Breaking out binge eating
Much of the in-fighting around the DSM involved determining the criteria for a diagnosis. The manual has always given psychiatrists some wiggle room when they see patients whose symptoms are severe but not packaged neatly into a clear diagnosis. In the eating-disorder category, binge eaters are often placed in that more open-ended "not-otherwise-specified" category.
But that doesn't help researchers and it may complicate treatment. Dr. Giorgia Tasca, director of Ottawa's Centre for Eating Disorders Research, estimates binge-eating makes up at least 20 per cent of his non-specified cases – a statistic believed to be much higher in community-based programs. The disorder, in which people eat to excess but don't purge afterward, "is very different from Thanksgiving dinner, where you are eating way too much, but it's a social, pleasurable event," says Tasca. "People typically do it in secret. And they will say, 'I couldn't stop myself. I couldn't help it.'"
The DSM has controversially lowered the criteria – instead of two times a week for six months, patients can be diagnosed if they binge eat once a week for three months. (The treatment is typically psychotherapy, but anti-depressants may be prescribed.) Tasca expressed concerns about lowering the bar for the disorder. "I don't know if there is enough research to support it." But the impact of the change – particularly, how many people will be diagnosed – won't be known for many years.
Refining adult ADHD
The DSM, like the Bible, is open to interpretation, which is what makes its wording so important. "If a diagnosis doesn't make sense," says Moss, "physicians will vote with their feet. They won't use it." But that's overly optimistic, critics argue, pointing to the decision to give Adult Attention Deficit Hyperactivity Disorder (ADHD) it's own stand-alone diagnosis.

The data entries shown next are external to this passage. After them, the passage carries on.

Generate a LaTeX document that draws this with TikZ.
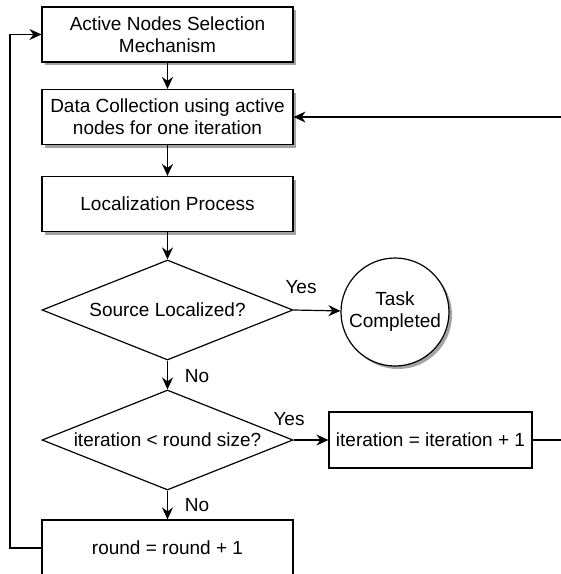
\documentclass[tikz,border=0pt]{standalone}
\usepackage{fontspec}
\setmainfont{Liberation Sans}
\usetikzlibrary{shapes.geometric,arrows.meta,positioning,shadows}

\begin{document}
\begin{tikzpicture}[x=1pt,y=-1pt,
  every node/.style={font=\fontsize{19}{22}\selectfont},
  box/.style={rectangle,draw,line width=1.2pt,minimum width=251pt,minimum height=55pt,align=center,fill=white},
  shade/.style={drop shadow={shadow xshift=3pt,shadow yshift=-3pt,fill=black!60,opacity=0.6}},
  dec/.style={diamond,draw,line width=1.2pt,minimum width=251pt,minimum height=100pt,inner sep=0pt,aspect=2.5,align=center},
  term/.style={circle,draw,line width=1.2pt,minimum size=108pt,inner sep=0pt,align=center,fill=white},
  lbl/.style={inner sep=1pt},
  flow/.style={line width=1.2pt,-{Stealth[length=12pt,width=11pt,inset=4pt]}}
]
  \useasboundingbox (0,0) rectangle (561,574);
  \node[box,shade] (sel)  at (167.5,34.5) {Active Nodes Selection\\Mechanism};
  \node[box,shade] (coll) at (167.5,117)  {Data Collection using active\\nodes for one iteration};
  \node[box,shade] (loc)  at (167.5,204)  {Localization Process};
  \node[dec]       (src)  at (167.5,310)  {Source Localized?};
  \node[term,shade] (done) at (395,312)   {Task\\Completed};
  \node[dec]       (iter) at (167.5,440)  {iteration < round size?};
  \node[box,minimum width=203pt,minimum height=56pt] (inc) at (430.5,440) {iteration = iteration + 1};
  \node[box,minimum height=56pt] (rnd) at (167.5,548) {round = round + 1};
  \node[lbl] (yes1) at (301,287) {Yes};
  \node[lbl] (no1)  at (197,376) {No};
  \node[lbl] (yes2) at (289,419) {Yes};
  \node[lbl] (no2)  at (197,505) {No};
  \coordinate (rt) at (563,440);
  \coordinate (lf) at (10,548);
  \draw[flow] (sel) -- (coll);
  \draw[flow] (coll) -- (loc);
  \draw[flow] (loc) -- (src);
  \draw[flow] (src.east) -- (done);
  \draw[flow] (src) -- (iter);
  \draw[flow] (iter.east) -- (inc);
  \draw[flow] (iter) -- (rnd);
  \draw[flow] (inc.east) -- (rt) |- (coll.east);
  \draw[flow] (rnd.west) -- (lf) |- (sel.west);
\end{tikzpicture}
\end{document}
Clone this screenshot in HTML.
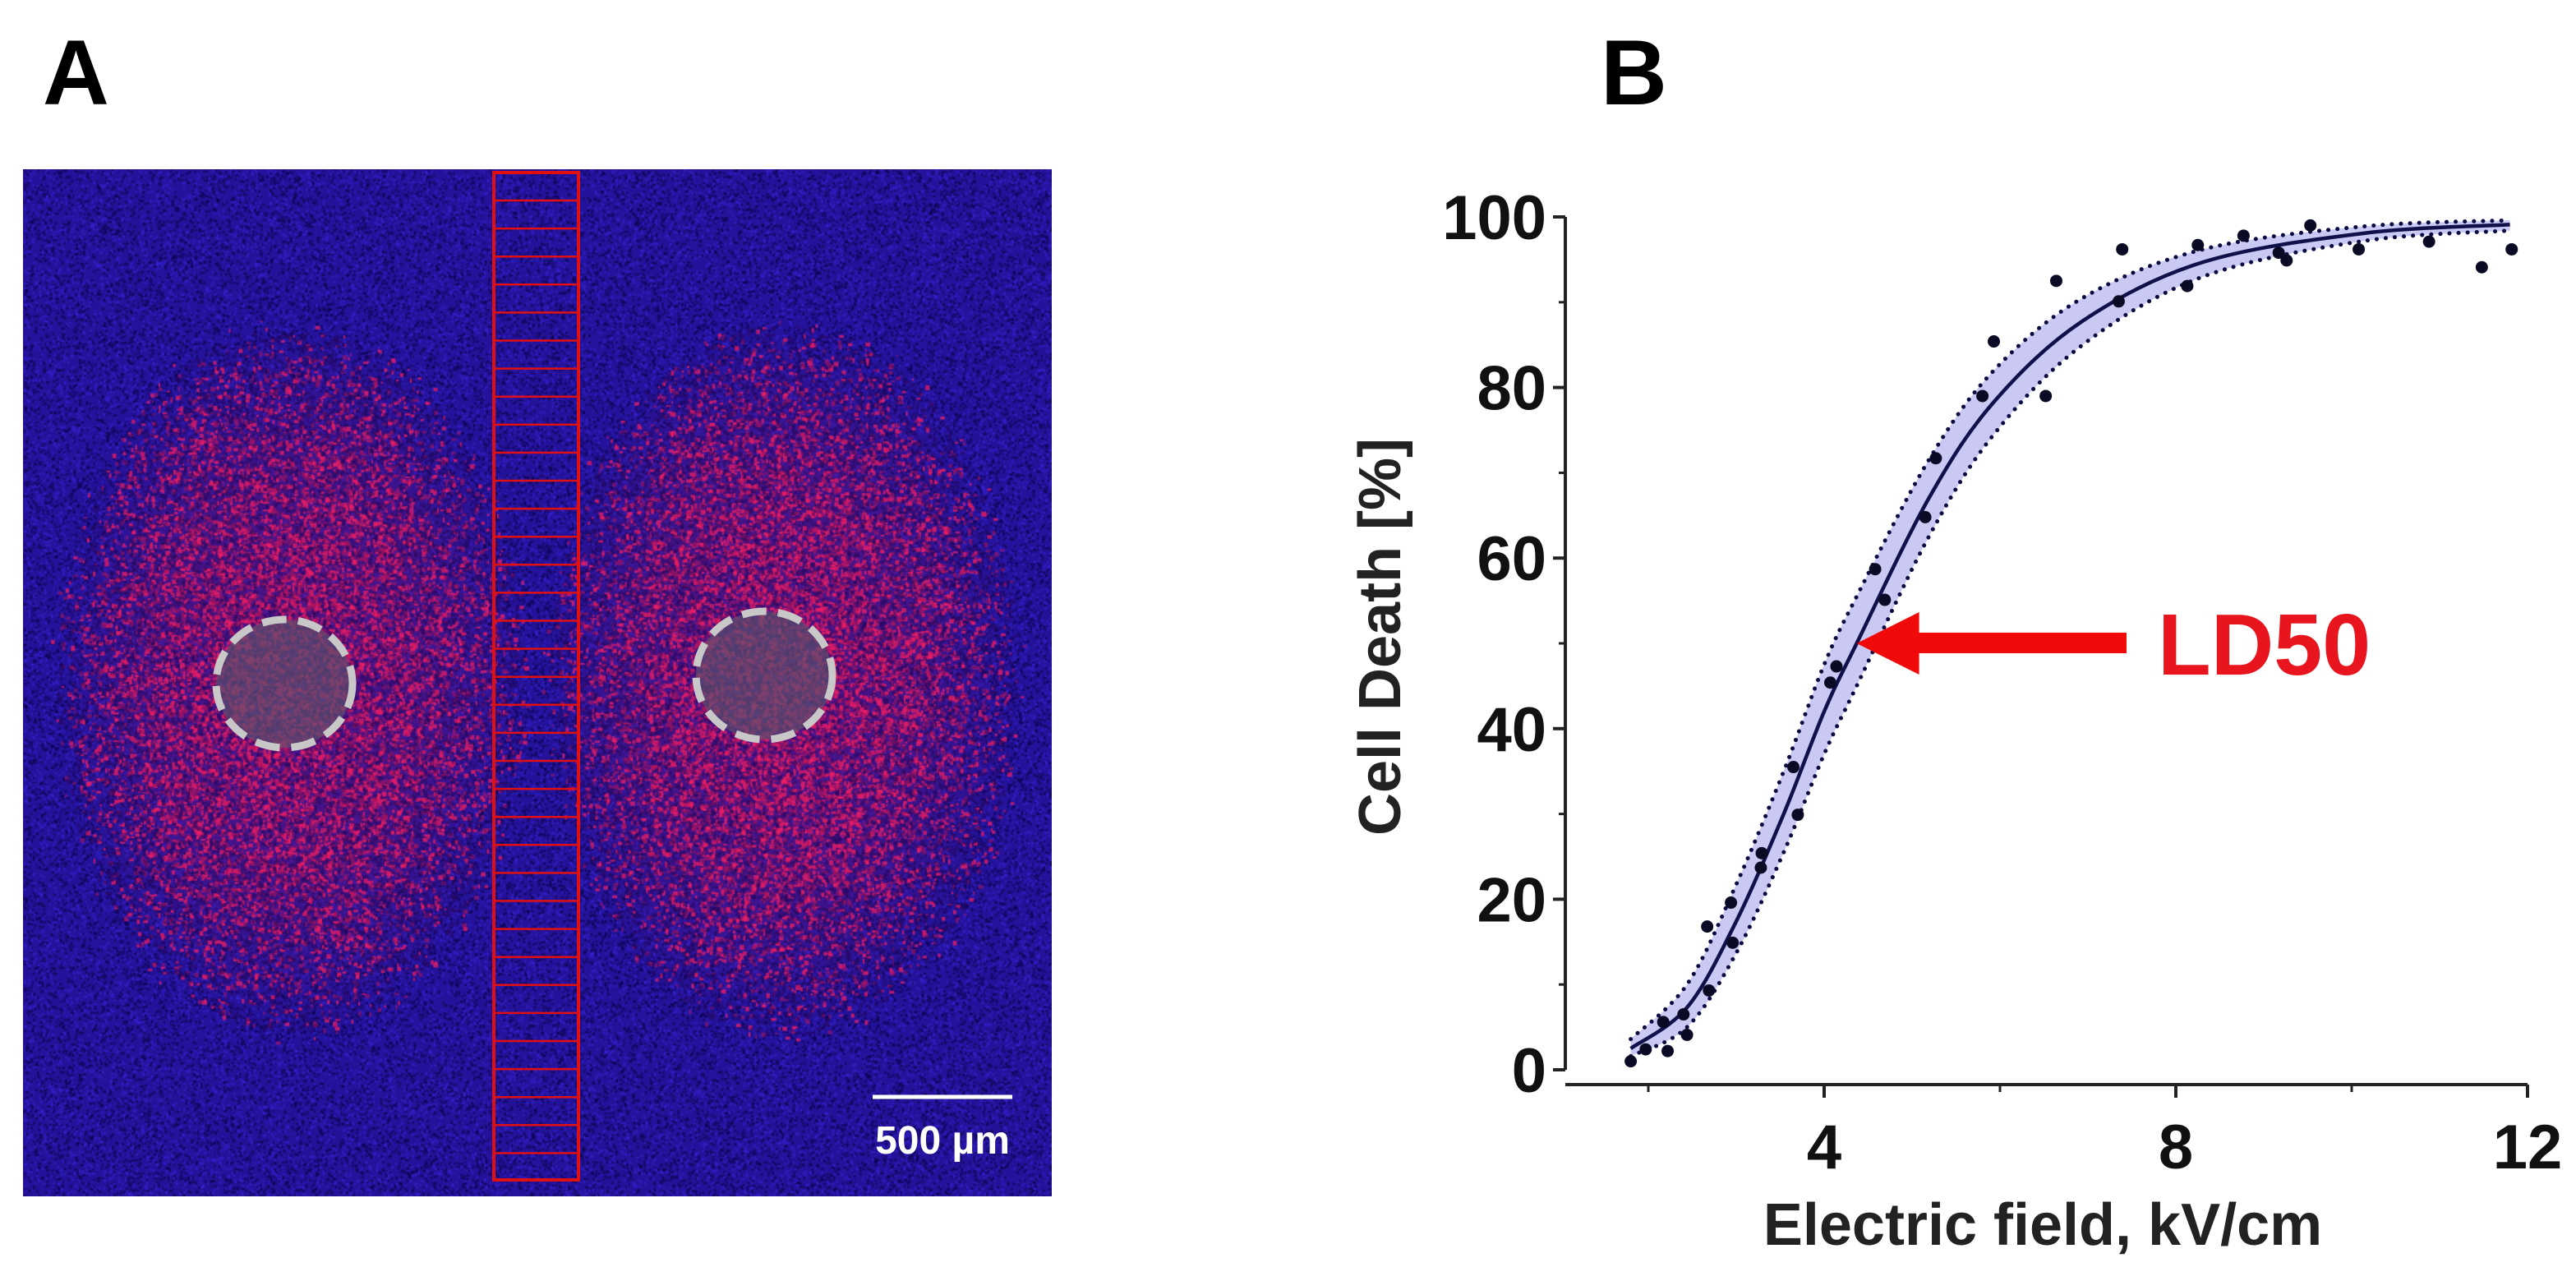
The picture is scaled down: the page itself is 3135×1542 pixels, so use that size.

Dr. Lily Hechtman, professor of psychiatry and pediatrics at McGill University and an expert in ADHD, says the previous description was based on field trials with children. The new manual has added criteria such as quitting jobs repeatedly, ending long-term relationships abruptly, running red lights. Of the 5 to 10 per cent of children diagnosed with ADHD, Hechtman says, it's now estimated at least half of them have trouble managing the symptoms in adulthood. In her view, the revised DSM more accurately reflects the knowledge of the last decades, and if followed strictly, the diagnosis shouldn't expand prevalence of the disorder among adults.
But critics are concerned that it will become too easy for adults to get medication for everyday distraction and stress. Frances points out that in all three revisions he oversaw in the 2000 edition of the DSM-IV (one of which included pulling Asperger's out from under the autism umbrella) the rates of diagnosis increased many times more than they had predicted, and that is especially true when there's a drug available. "However well-intended the suggestion, it's the translation to actual clinical practice that is treacherous," Frances says. "What's written in the manual doesn't determine how it will be used, particularly with drug companies on the sidelines with huge marketing budgets."